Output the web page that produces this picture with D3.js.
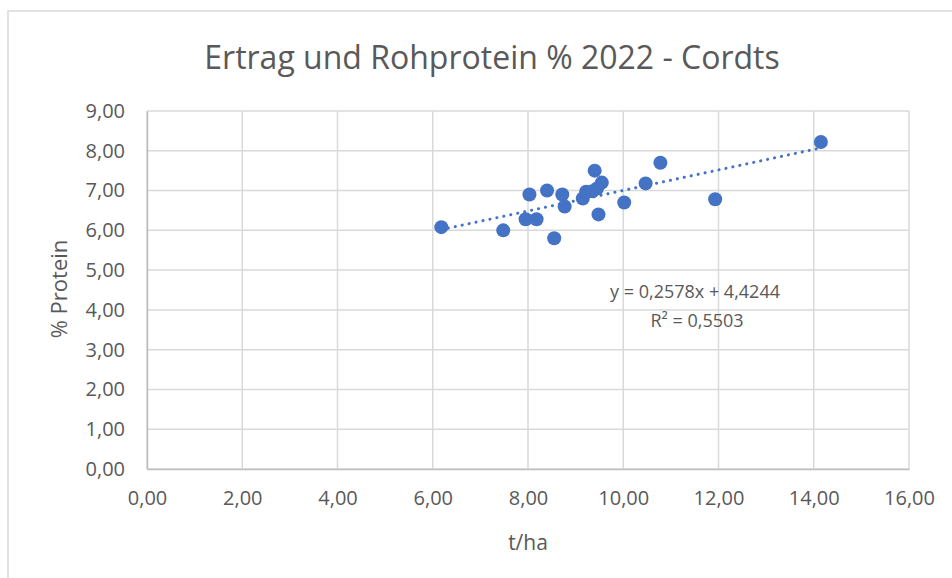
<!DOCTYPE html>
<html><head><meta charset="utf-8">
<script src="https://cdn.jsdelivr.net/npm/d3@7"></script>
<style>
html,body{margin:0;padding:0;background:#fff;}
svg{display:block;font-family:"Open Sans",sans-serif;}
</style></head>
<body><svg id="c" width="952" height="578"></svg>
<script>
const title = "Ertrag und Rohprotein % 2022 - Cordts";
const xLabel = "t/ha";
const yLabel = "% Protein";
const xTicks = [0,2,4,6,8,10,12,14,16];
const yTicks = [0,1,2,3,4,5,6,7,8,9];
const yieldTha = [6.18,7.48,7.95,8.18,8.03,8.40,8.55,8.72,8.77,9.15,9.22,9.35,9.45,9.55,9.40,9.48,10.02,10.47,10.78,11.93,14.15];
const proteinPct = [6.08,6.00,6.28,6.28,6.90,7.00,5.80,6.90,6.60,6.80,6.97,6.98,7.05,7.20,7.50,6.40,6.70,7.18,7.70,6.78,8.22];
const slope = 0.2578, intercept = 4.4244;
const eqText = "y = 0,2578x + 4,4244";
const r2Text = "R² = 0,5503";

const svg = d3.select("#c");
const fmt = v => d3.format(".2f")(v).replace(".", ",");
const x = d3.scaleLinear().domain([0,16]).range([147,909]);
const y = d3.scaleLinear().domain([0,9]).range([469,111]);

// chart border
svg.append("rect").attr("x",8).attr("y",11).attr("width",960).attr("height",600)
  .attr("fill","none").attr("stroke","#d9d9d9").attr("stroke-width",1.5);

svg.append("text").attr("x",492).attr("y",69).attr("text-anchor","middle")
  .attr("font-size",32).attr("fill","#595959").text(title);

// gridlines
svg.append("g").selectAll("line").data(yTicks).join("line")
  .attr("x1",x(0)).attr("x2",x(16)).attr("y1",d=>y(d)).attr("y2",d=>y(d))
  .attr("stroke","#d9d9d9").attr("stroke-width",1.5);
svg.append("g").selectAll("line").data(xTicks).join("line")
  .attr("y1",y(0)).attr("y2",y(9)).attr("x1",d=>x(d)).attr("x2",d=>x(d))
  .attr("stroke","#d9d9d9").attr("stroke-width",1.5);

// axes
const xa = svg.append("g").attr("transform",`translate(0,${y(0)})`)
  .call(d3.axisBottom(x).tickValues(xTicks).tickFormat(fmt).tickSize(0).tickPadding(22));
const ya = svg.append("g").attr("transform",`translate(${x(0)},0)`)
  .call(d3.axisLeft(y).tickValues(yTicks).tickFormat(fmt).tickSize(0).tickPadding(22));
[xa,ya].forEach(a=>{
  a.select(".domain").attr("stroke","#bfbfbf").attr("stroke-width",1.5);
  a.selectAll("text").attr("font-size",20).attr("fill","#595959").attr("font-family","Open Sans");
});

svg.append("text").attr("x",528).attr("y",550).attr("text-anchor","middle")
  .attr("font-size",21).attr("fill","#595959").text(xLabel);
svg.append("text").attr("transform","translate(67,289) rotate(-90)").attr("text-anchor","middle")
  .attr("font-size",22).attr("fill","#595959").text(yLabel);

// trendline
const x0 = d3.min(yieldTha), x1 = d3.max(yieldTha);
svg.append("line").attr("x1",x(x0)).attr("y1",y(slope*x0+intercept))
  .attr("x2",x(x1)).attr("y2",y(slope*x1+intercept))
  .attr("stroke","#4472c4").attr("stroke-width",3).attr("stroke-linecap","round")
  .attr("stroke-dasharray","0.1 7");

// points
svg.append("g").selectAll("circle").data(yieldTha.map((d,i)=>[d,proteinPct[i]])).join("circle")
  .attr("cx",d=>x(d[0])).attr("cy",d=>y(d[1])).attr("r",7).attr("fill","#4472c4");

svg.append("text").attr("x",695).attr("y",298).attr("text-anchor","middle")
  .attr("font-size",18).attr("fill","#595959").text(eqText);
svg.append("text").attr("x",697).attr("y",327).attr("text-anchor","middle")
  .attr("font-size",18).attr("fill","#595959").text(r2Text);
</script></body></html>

- [What you need to do]: Would you return the data exactly as written, without the pictures?

- [Result]:
Output the web page that produces this picture with D3.js.
<!DOCTYPE html>
<html><head><meta charset="utf-8">
<script src="https://cdn.jsdelivr.net/npm/d3@7"></script>
<style>
html,body{margin:0;padding:0;background:#fff;}
svg{display:block;font-family:"Open Sans",sans-serif;}
</style></head>
<body><svg id="c" width="952" height="578"></svg>
<script>
const title = "Ertrag und Rohprotein % 2022 - Cordts";
const xLabel = "t/ha";
const yLabel = "% Protein";
const xTicks = [0,2,4,6,8,10,12,14,16];
const yTicks = [0,1,2,3,4,5,6,7,8,9];
const yieldTha = [6.18,7.48,7.95,8.18,8.03,8.40,8.55,8.72,8.77,9.15,9.22,9.35,9.45,9.55,9.40,9.48,10.02,10.47,10.78,11.93,14.15];
const proteinPct = [6.08,6.00,6.28,6.28,6.90,7.00,5.80,6.90,6.60,6.80,6.97,6.98,7.05,7.20,7.50,6.40,6.70,7.18,7.70,6.78,8.22];
const slope = 0.2578, intercept = 4.4244;
const eqText = "y = 0,2578x + 4,4244";
const r2Text = "R² = 0,5503";

const svg = d3.select("#c");
const fmt = v => d3.format(".2f")(v).replace(".", ",");
const x = d3.scaleLinear().domain([0,16]).range([147,909]);
const y = d3.scaleLinear().domain([0,9]).range([469,111]);

// chart border
svg.append("rect").attr("x",8).attr("y",11).attr("width",960).attr("height",600)
  .attr("fill","none").attr("stroke","#d9d9d9").attr("stroke-width",1.5);

svg.append("text").attr("x",492).attr("y",69).attr("text-anchor","middle")
  .attr("font-size",32).attr("fill","#595959").text(title);

// gridlines
svg.append("g").selectAll("line").data(yTicks).join("line")
  .attr("x1",x(0)).attr("x2",x(16)).attr("y1",d=>y(d)).attr("y2",d=>y(d))
  .attr("stroke","#d9d9d9").attr("stroke-width",1.5);
svg.append("g").selectAll("line").data(xTicks).join("line")
  .attr("y1",y(0)).attr("y2",y(9)).attr("x1",d=>x(d)).attr("x2",d=>x(d))
  .attr("stroke","#d9d9d9").attr("stroke-width",1.5);

// axes
const xa = svg.append("g").attr("transform",`translate(0,${y(0)})`)
  .call(d3.axisBottom(x).tickValues(xTicks).tickFormat(fmt).tickSize(0).tickPadding(22));
const ya = svg.append("g").attr("transform",`translate(${x(0)},0)`)
  .call(d3.axisLeft(y).tickValues(yTicks).tickFormat(fmt).tickSize(0).tickPadding(22));
[xa,ya].forEach(a=>{
  a.select(".domain").attr("stroke","#bfbfbf").attr("stroke-width",1.5);
  a.selectAll("text").attr("font-size",20).attr("fill","#595959").attr("font-family","Open Sans");
});

svg.append("text").attr("x",528).attr("y",550).attr("text-anchor","middle")
  .attr("font-size",21).attr("fill","#595959").text(xLabel);
svg.append("text").attr("transform","translate(67,289) rotate(-90)").attr("text-anchor","middle")
  .attr("font-size",22).attr("fill","#595959").text(yLabel);

// trendline
const x0 = d3.min(yieldTha), x1 = d3.max(yieldTha);
svg.append("line").attr("x1",x(x0)).attr("y1",y(slope*x0+intercept))
  .attr("x2",x(x1)).attr("y2",y(slope*x1+intercept))
  .attr("stroke","#4472c4").attr("stroke-width",3).attr("stroke-linecap","round")
  .attr("stroke-dasharray","0.1 7");

// points
svg.append("g").selectAll("circle").data(yieldTha.map((d,i)=>[d,proteinPct[i]])).join("circle")
  .attr("cx",d=>x(d[0])).attr("cy",d=>y(d[1])).attr("r",7).attr("fill","#4472c4");

svg.append("text").attr("x",695).attr("y",298).attr("text-anchor","middle")
  .attr("font-size",18).attr("fill","#595959").text(eqText);
svg.append("text").attr("x",697).attr("y",327).attr("text-anchor","middle")
  .attr("font-size",18).attr("fill","#595959").text(r2Text);
</script></body></html>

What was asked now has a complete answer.